Geopolitical risk is supposed to push oil prices up. Right now, it’s doing the opposite — at least on Hyperliquid. Oil futures on the decentralized trading platform have been sliding even as Iran launched missile and drone attacks against Kuwait and Bahrain, a contradiction that says a lot about where trader sentiment actually stands.
The Numbers Tell a Strange Story
Brent crude on Hyperliquid fell to $93.75 over the weekend, with 24-hour trading volume surging to $180 million and open interest climbing to $333 million. WTI dropped to $90, with volume hitting $344 million and open interest at $211 million. The rising volume and open interest suggest traders are actively positioning — and right now, they’re leaning bearish despite the escalation.
US Central Command confirmed it intercepted six ballistic missiles targeting Gulf states including Bahrain and Kuwait, with a seventh failing to reach its intended target. These aren’t minor provocations. They represent a significant escalation in the standoff between the US and Iran, which has already seen nuclear talks stall after Iran suspended negotiations, citing Israel’s ongoing bombardment of Lebanon.
Why Oil Isn’t Reacting the Way It Usually Does
Historically, Middle East tensions send oil soaring. The Strait of Hormus — through which roughly 20% of the world’s oil supply passes — is a constant flashpoint. A prolonged blockade would be catastrophic, especially with US strategic petroleum reserves at their lowest level in over 22 years.
But traders seem to be pricing in something different this time. The strong US jobs report (172,000 new jobs in May, unemployment holding at 4.3%) has shifted expectations toward the Fed raising interest rates later this year. Higher rates strengthen the dollar, which puts downward pressure on commodities like oil. Inflation data adds to the complexity — CPI at 3.8% and PPI at 6.0% suggest the Fed has little room to ease.
There’s also a demand-side concern. If the conflict drags on and rates stay elevated, global economic growth could slow, reducing oil consumption. That calculus appears to be outweighing the supply disruption risk — at least for now.
Hyperliquid’s Growing Role in Commodity Trading
This situation highlights how Hyperliquid has become a go-to venue for trading real-world assets during times of heightened volatility. The platform’s perpetual futures volume surged by over $188 billion in the last 30 days, driven in part by oil traders looking for a decentralized alternative to traditional futures markets.

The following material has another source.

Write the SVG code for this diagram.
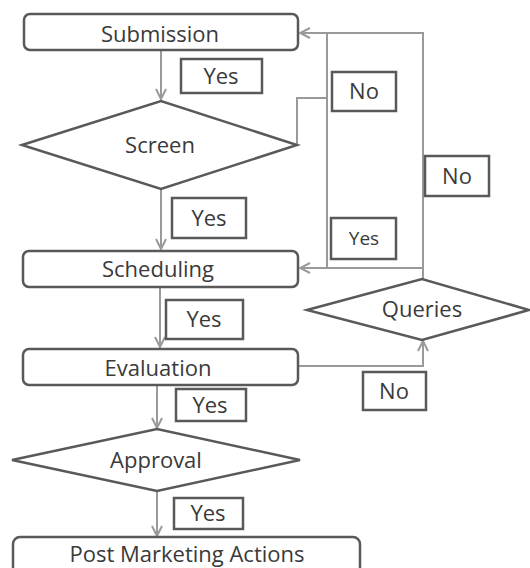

Hyperliquid’s appeal is straightforward: it offers deep liquidity, fast execution, and no reliance on centralized intermediaries that might impose trading restrictions during volatile periods. As geopolitical risk stays elevated, expect more commodity flow to migrate toward platforms like it.

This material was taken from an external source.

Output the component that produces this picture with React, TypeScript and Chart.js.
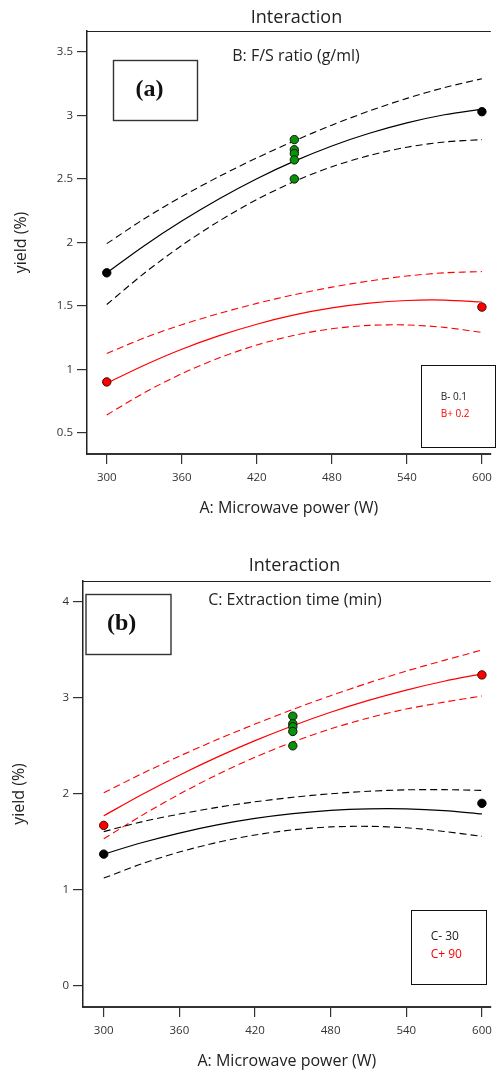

What Could Flip the Script
The bearish oil trade looks rational in the short term, but it’s fragile. Any actual disruption to Strait of Hormus shipping — not just threats, but real physical supply cuts — would trigger a violent reversal. Iran doesn’t seem in a hurry to reach a deal with the US, and with Hezbollah rejecting a ceasefire with Israel, the regional situation is deteriorating.
Traders should watch three things: whether the conflict expands beyond missile strikes to actual shipping disruptions, any change in Fed rate expectations, and US strategic reserve levels. If any of those shift, oil could snap back fast — and the Hyperliquid longs who aren’t paying attention will get squeezed hard.